Columbus Blue Jackets' picks at the 2013 NHL entry draft, which was held in Newark, New Jersey on June 30, 2013.

| Round | # | Player | Pos | Nationality | College/Junior/Club team (League) |
|---|---|---|---|---|---|
| 1 | 14 | Alexander Wennberg | Center | Sweden | Djurgardens IF (Sweden) |
| 1 | 19^{[a]} | Kerby Rychel | Left wing | Canada | Windsor Spitfires (OHL) |
| 1 | 27^{[b]} | Marko Dano | Center | Slovakia | Slovan Bratislava (KHL) |
| 2 | 50^{[c]} | Dillon Heatherington | Defence | Canada | Swift Current Broncos (WHL) |
| 3 | 89^{[d]} | Oliver Bjorkstrand | Right wing | Denmark | Portland Winterhawks (WHL) |
| 4 | 105 | Nick Moutrey | Center/Left Wing | Canada | Saginaw Spirit (OHL) |
| 6 | 165 | Markus Soberg | Right wing | Norway | Frolunda HC (Sweden-Jr) |
| 7 | 195 | Peter Quenneville | Center/Right Wing | Canada | Dubuque Fighting Saints (USHL) |

- Draft notes

- The New York Rangers' first-round pick went to the Columbus Blue Jackets as a result of a July 23, 2012, trade that sent Rick Nash, Steven Delisle and a 2013 conditional third-round pick to the Rangers in exchange for Artem Anisimov, Brandon Dubinsky, Tim Erixon and this pick.
- The Los Angeles Kings' first-round pick went to the Columbus Blue Jackets as a result of a February 23, 2012, trade that sent Jeff Carter to the Kings in exchange for Jack Johnson and this pick.
- The Columbus Blue Jackets' second-round pick went to the Pittsburgh Penguins as the result of a trade on June 30, 2013, that sent San Jose's second-round pick in 2013 (50th overall) and a third-round pick in 2013 (89th overall) to Columbus in exchange for this pick.
- The San Jose Sharks' second-round pick went to the Columbus Blue Jackets as the result of a trade on June 30, 2013, that sent a second-round pick in 2013 (44th overall) to Pittsburgh in exchange for a third-round pick in 2013 (89th overall) and this pick.
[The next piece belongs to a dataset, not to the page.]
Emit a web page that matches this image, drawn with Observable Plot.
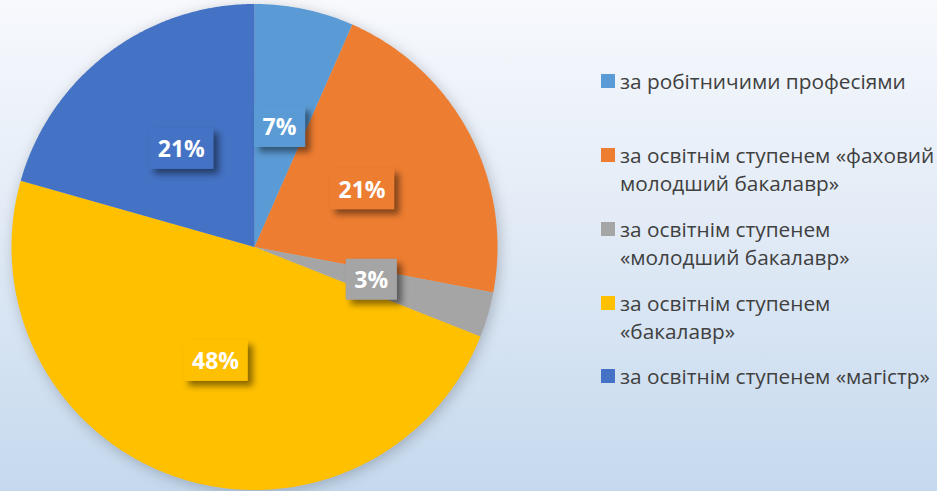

Pittsburgh previously acquired this pick as the result of a trade on June 30, 2013, that sent Tyler Kennedy to San Jose in exchange for this pick.
- The Columbus Blue Jackets' third-round pick went to the New York Rangers as the result of a July 23, 2012, trade that sent Artem Anisimov, Brandon Dubinsky, Tim Erixon and a 2013 first-round pick to the Blue Jackets in exchange for Rick Nash, Steven Delisle and this pick.
- The Pittsburgh Penguins' third-round pick went to the Columbus Blue Jackets as the result of a trade on June 30, 2013, that sent a second-round pick in 2013 (44th overall) to Pittsburgh in exchange for San Jose's second-round pick in 2013 (50th overall) and this pick.
- The Columbus Blue Jackets' fifth-round pick went to the Calgary Flames as the result of an April 3, 2013, trade that sent Blake Comeau to the Blue Jackets in exchange for this pick.